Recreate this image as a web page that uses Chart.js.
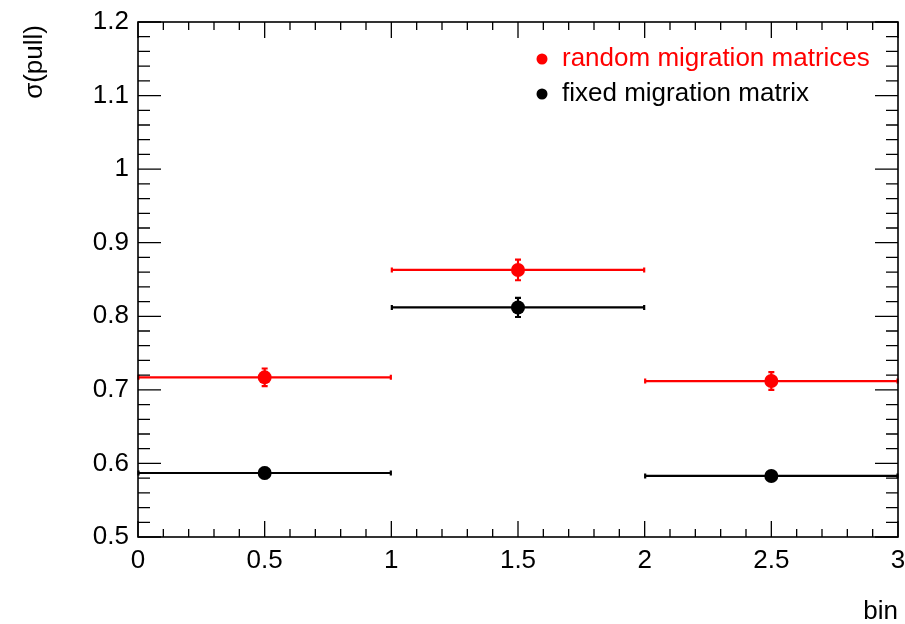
<!DOCTYPE html>
<html>
<head>
<meta charset="utf-8">
<script src="https://cdn.jsdelivr.net/npm/chart.js@4"></script>
<style>
  html, body { margin: 0; padding: 0; background: #fff; }
  #wrap { width: 905px; height: 624px; }
</style>
</head>
<body>
<div id="wrap"><canvas id="c" width="905" height="624"></canvas></div>
<script>
// Pull widths per bin for the two unfolding setups
const binCenters = [0.5, 1.5, 2.5];
const binLow = [0, 1, 2];
const binHigh = [1, 2, 3];

const randomSigma = [0.717, 0.863, 0.712];
const randomErr = [0.012, 0.014, 0.012];
const fixedSigma = [0.587, 0.812, 0.583];
const fixedErr = [0.007, 0.013, 0.006];

const seriesNames = ['random migration matrices', 'fixed migration matrix'];
const seriesColors = ['#ff0000', '#000000'];

const xTickValues = [0, 0.5, 1, 1.5, 2, 2.5, 3];
const xTickLabels = ['0', '0.5', '1', '1.5', '2', '2.5', '3'];
const yTickValues = [0.5, 0.6, 0.7, 0.8, 0.9, 1.0, 1.1, 1.2];
const yTickLabels = ['0.5', '0.6', '0.7', '0.8', '0.9', '1', '1.1', '1.2'];

const xTitle = 'bin';
const yTitle = 'σ(pull)';

const FONT = '"Liberation Sans", Arial, Helvetica, sans-serif';

function points(vals) {
  return binCenters.map((x, i) => ({ x: x, y: vals[i] }));
}

// Error bars: horizontal = bin width, vertical = statistical error
const errorBars = {
  id: 'errorBars',
  beforeDatasetsDraw(chart) {
    const { ctx, scales: { x, y } } = chart;
    const sets = [
      { v: fixedSigma, e: fixedErr, c: seriesColors[1] },
      { v: randomSigma, e: randomErr, c: seriesColors[0] }
    ];
    ctx.save();
    sets.forEach(s => {
      ctx.strokeStyle = s.c;
      ctx.lineWidth = 2.2;
      s.v.forEach((v, i) => {
        const py = y.getPixelForValue(v);
        const x0 = x.getPixelForValue(binLow[i]);
        const x1 = x.getPixelForValue(binHigh[i]);
        const px = x.getPixelForValue(binCenters[i]);
        const yTop = y.getPixelForValue(v + s.e[i]);
        const yBot = y.getPixelForValue(v - s.e[i]);
        ctx.beginPath();
        ctx.moveTo(x0, py); ctx.lineTo(x1, py);
        // end caps on the horizontal bar
        ctx.moveTo(x0 + 0.5, py - 2.5); ctx.lineTo(x0 + 0.5, py + 2.5);
        ctx.moveTo(x1 - 0.5, py - 2.5); ctx.lineTo(x1 - 0.5, py + 2.5);
        // vertical error with caps
        ctx.moveTo(px, yTop); ctx.lineTo(px, yBot);
        ctx.moveTo(px - 3, yTop); ctx.lineTo(px + 3, yTop);
        ctx.moveTo(px - 3, yBot); ctx.lineTo(px + 3, yBot);
        ctx.stroke();
      });
    });
    ctx.restore();
  }
};

// Frame, inward tick marks on all four sides, axis titles and legend
const frameDecor = {
  id: 'frameDecor',
  afterDraw(chart) {
    const { ctx, chartArea: a, scales: { x, y } } = chart;
    ctx.save();
    ctx.strokeStyle = '#000';
    ctx.lineWidth = 1.6;
    ctx.strokeRect(a.left, a.top, a.right - a.left, a.bottom - a.top);

    ctx.lineWidth = 1.3;
    ctx.beginPath();
    // x axis: major every 0.5, minor every 0.1
    for (let k = 0; k <= 30; k++) {
      const v = k / 10;
      const px = x.getPixelForValue(v);
      const len = (k % 5 === 0) ? 16 : 8;
      ctx.moveTo(px, a.bottom); ctx.lineTo(px, a.bottom - len);
      ctx.moveTo(px, a.top); ctx.lineTo(px, a.top + len);
    }
    // y axis: major every 0.1, minor every 0.02
    for (let k = 0; k <= 35; k++) {
      const v = 0.5 + k * 0.02;
      const py = y.getPixelForValue(v);
      const len = (k % 5 === 0) ? 23 : 12;
      ctx.moveTo(a.left, py); ctx.lineTo(a.left + len, py);
      ctx.moveTo(a.right, py); ctx.lineTo(a.right - len, py);
    }
    ctx.stroke();

    // axis titles
    ctx.fillStyle = '#000';
    ctx.font = '26px ' + FONT;
    ctx.textAlign = 'right';
    ctx.textBaseline = 'alphabetic';
    ctx.fillText(xTitle, a.right, 619);
    ctx.save();
    ctx.translate(42, 25);
    ctx.rotate(-Math.PI / 2);
    ctx.textAlign = 'right';
    ctx.fillText(yTitle, 0, 0);
    ctx.restore();

    // legend
    const rows = [
      { name: seriesNames[0], color: seriesColors[0], y: 59 },
      { name: seriesNames[1], color: seriesColors[1], y: 94 }
    ];
    ctx.textAlign = 'left';
    ctx.textBaseline = 'middle';
    rows.forEach(r => {
      ctx.fillStyle = r.color;
      ctx.beginPath();
      ctx.arc(542, r.y, 5.5, 0, Math.PI * 2);
      ctx.fill();
      ctx.fillText(r.name, 562, r.y);
    });
    ctx.restore();
  }
};

new Chart(document.getElementById('c'), {
  type: 'scatter',
  data: {
    datasets: [
      {
        label: seriesNames[1],
        data: points(fixedSigma),
        backgroundColor: seriesColors[1],
        borderColor: seriesColors[1],
        pointRadius: 7,
        pointBorderWidth: 0
      },
      {
        label: seriesNames[0],
        data: points(randomSigma),
        backgroundColor: seriesColors[0],
        borderColor: seriesColors[0],
        pointRadius: 7,
        pointBorderWidth: 0
      }
    ]
  },
  options: {
    responsive: false,
    animation: false,
    events: [],
    layout: { padding: { left: 0, top: 22, right: 7, bottom: 0 } },
    plugins: {
      legend: { display: false },
      tooltip: { enabled: false }
    },
    scales: {
      x: {
        type: 'linear',
        min: 0,
        max: 3,
        grid: { display: false, drawTicks: false },
        border: { display: false },
        afterBuildTicks(s) { s.ticks = xTickValues.map(v => ({ value: v })); },
        afterFit(s) { s.height = 87; s.paddingLeft = 0; s.paddingRight = 0; },
        ticks: {
          maxRotation: 0,
          autoSkip: false,
          padding: 8,
          color: '#000',
          font: { family: FONT, size: 26 },
          callback(v) {
            const i = xTickValues.indexOf(v);
            return i >= 0 ? xTickLabels[i] : '';
          }
        }
      },
      y: {
        type: 'linear',
        min: 0.5,
        max: 1.2,
        grid: { display: false, drawTicks: false },
        border: { display: false },
        afterBuildTicks(s) { s.ticks = yTickValues.map(v => ({ value: v })); },
        afterFit(s) { s.width = 138; s.paddingTop = 0; s.paddingBottom = 0; },
        ticks: {
          autoSkip: false,
          padding: 9,
          color: '#000',
          font: { family: FONT, size: 26 },
          callback(v) {
            const i = yTickValues.findIndex(t => Math.abs(t - v) < 1e-9);
            return i >= 0 ? yTickLabels[i] : '';
          }
        }
      }
    }
  },
  plugins: [errorBars, frameDecor]
});
</script>
</body>
</html>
______________________________
§ What you are asked to do
Exclude the images and reproduce the remaining data exactly.

§ Written reply
Recreate this image as a web page that uses Chart.js.
<!DOCTYPE html>
<html>
<head>
<meta charset="utf-8">
<script src="https://cdn.jsdelivr.net/npm/chart.js@4"></script>
<style>
  html, body { margin: 0; padding: 0; background: #fff; }
  #wrap { width: 905px; height: 624px; }
</style>
</head>
<body>
<div id="wrap"><canvas id="c" width="905" height="624"></canvas></div>
<script>
// Pull widths per bin for the two unfolding setups
const binCenters = [0.5, 1.5, 2.5];
const binLow = [0, 1, 2];
const binHigh = [1, 2, 3];

const randomSigma = [0.717, 0.863, 0.712];
const randomErr = [0.012, 0.014, 0.012];
const fixedSigma = [0.587, 0.812, 0.583];
const fixedErr = [0.007, 0.013, 0.006];

const seriesNames = ['random migration matrices', 'fixed migration matrix'];
const seriesColors = ['#ff0000', '#000000'];

const xTickValues = [0, 0.5, 1, 1.5, 2, 2.5, 3];
const xTickLabels = ['0', '0.5', '1', '1.5', '2', '2.5', '3'];
const yTickValues = [0.5, 0.6, 0.7, 0.8, 0.9, 1.0, 1.1, 1.2];
const yTickLabels = ['0.5', '0.6', '0.7', '0.8', '0.9', '1', '1.1', '1.2'];

const xTitle = 'bin';
const yTitle = 'σ(pull)';

const FONT = '"Liberation Sans", Arial, Helvetica, sans-serif';

function points(vals) {
  return binCenters.map((x, i) => ({ x: x, y: vals[i] }));
}

// Error bars: horizontal = bin width, vertical = statistical error
const errorBars = {
  id: 'errorBars',
  beforeDatasetsDraw(chart) {
    const { ctx, scales: { x, y } } = chart;
    const sets = [
      { v: fixedSigma, e: fixedErr, c: seriesColors[1] },
      { v: randomSigma, e: randomErr, c: seriesColors[0] }
    ];
    ctx.save();
    sets.forEach(s => {
      ctx.strokeStyle = s.c;
      ctx.lineWidth = 2.2;
      s.v.forEach((v, i) => {
        const py = y.getPixelForValue(v);
        const x0 = x.getPixelForValue(binLow[i]);
        const x1 = x.getPixelForValue(binHigh[i]);
        const px = x.getPixelForValue(binCenters[i]);
        const yTop = y.getPixelForValue(v + s.e[i]);
        const yBot = y.getPixelForValue(v - s.e[i]);
        ctx.beginPath();
        ctx.moveTo(x0, py); ctx.lineTo(x1, py);
        // end caps on the horizontal bar
        ctx.moveTo(x0 + 0.5, py - 2.5); ctx.lineTo(x0 + 0.5, py + 2.5);
        ctx.moveTo(x1 - 0.5, py - 2.5); ctx.lineTo(x1 - 0.5, py + 2.5);
        // vertical error with caps
        ctx.moveTo(px, yTop); ctx.lineTo(px, yBot);
        ctx.moveTo(px - 3, yTop); ctx.lineTo(px + 3, yTop);
        ctx.moveTo(px - 3, yBot); ctx.lineTo(px + 3, yBot);
        ctx.stroke();
      });
    });
    ctx.restore();
  }
};

// Frame, inward tick marks on all four sides, axis titles and legend
const frameDecor = {
  id: 'frameDecor',
  afterDraw(chart) {
    const { ctx, chartArea: a, scales: { x, y } } = chart;
    ctx.save();
    ctx.strokeStyle = '#000';
    ctx.lineWidth = 1.6;
    ctx.strokeRect(a.left, a.top, a.right - a.left, a.bottom - a.top);

    ctx.lineWidth = 1.3;
    ctx.beginPath();
    // x axis: major every 0.5, minor every 0.1
    for (let k = 0; k <= 30; k++) {
      const v = k / 10;
      const px = x.getPixelForValue(v);
      const len = (k % 5 === 0) ? 16 : 8;
      ctx.moveTo(px, a.bottom); ctx.lineTo(px, a.bottom - len);
      ctx.moveTo(px, a.top); ctx.lineTo(px, a.top + len);
    }
    // y axis: major every 0.1, minor every 0.02
    for (let k = 0; k <= 35; k++) {
      const v = 0.5 + k * 0.02;
      const py = y.getPixelForValue(v);
      const len = (k % 5 === 0) ? 23 : 12;
      ctx.moveTo(a.left, py); ctx.lineTo(a.left + len, py);
      ctx.moveTo(a.right, py); ctx.lineTo(a.right - len, py);
    }
    ctx.stroke();

    // axis titles
    ctx.fillStyle = '#000';
    ctx.font = '26px ' + FONT;
    ctx.textAlign = 'right';
    ctx.textBaseline = 'alphabetic';
    ctx.fillText(xTitle, a.right, 619);
    ctx.save();
    ctx.translate(42, 25);
    ctx.rotate(-Math.PI / 2);
    ctx.textAlign = 'right';
    ctx.fillText(yTitle, 0, 0);
    ctx.restore();

    // legend
    const rows = [
      { name: seriesNames[0], color: seriesColors[0], y: 59 },
      { name: seriesNames[1], color: seriesColors[1], y: 94 }
    ];
    ctx.textAlign = 'left';
    ctx.textBaseline = 'middle';
    rows.forEach(r => {
      ctx.fillStyle = r.color;
      ctx.beginPath();
      ctx.arc(542, r.y, 5.5, 0, Math.PI * 2);
      ctx.fill();
      ctx.fillText(r.name, 562, r.y);
    });
    ctx.restore();
  }
};

new Chart(document.getElementById('c'), {
  type: 'scatter',
  data: {
    datasets: [
      {
        label: seriesNames[1],
        data: points(fixedSigma),
        backgroundColor: seriesColors[1],
        borderColor: seriesColors[1],
        pointRadius: 7,
        pointBorderWidth: 0
      },
      {
        label: seriesNames[0],
        data: points(randomSigma),
        backgroundColor: seriesColors[0],
        borderColor: seriesColors[0],
        pointRadius: 7,
        pointBorderWidth: 0
      }
    ]
  },
  options: {
    responsive: false,
    animation: false,
    events: [],
    layout: { padding: { left: 0, top: 22, right: 7, bottom: 0 } },
    plugins: {
      legend: { display: false },
      tooltip: { enabled: false }
    },
    scales: {
      x: {
        type: 'linear',
        min: 0,
        max: 3,
        grid: { display: false, drawTicks: false },
        border: { display: false },
        afterBuildTicks(s) { s.ticks = xTickValues.map(v => ({ value: v })); },
        afterFit(s) { s.height = 87; s.paddingLeft = 0; s.paddingRight = 0; },
        ticks: {
          maxRotation: 0,
          autoSkip: false,
          padding: 8,
          color: '#000',
          font: { family: FONT, size: 26 },
          callback(v) {
            const i = xTickValues.indexOf(v);
            return i >= 0 ? xTickLabels[i] : '';
          }
        }
      },
      y: {
        type: 'linear',
        min: 0.5,
        max: 1.2,
        grid: { display: false, drawTicks: false },
        border: { display: false },
        afterBuildTicks(s) { s.ticks = yTickValues.map(v => ({ value: v })); },
        afterFit(s) { s.width = 138; s.paddingTop = 0; s.paddingBottom = 0; },
        ticks: {
          autoSkip: false,
          padding: 9,
          color: '#000',
          font: { family: FONT, size: 26 },
          callback(v) {
            const i = yTickValues.findIndex(t => Math.abs(t - v) < 1e-9);
            return i >= 0 ? yTickLabels[i] : '';
          }
        }
      }
    }
  },
  plugins: [errorBars, frameDecor]
});
</script>
</body>
</html>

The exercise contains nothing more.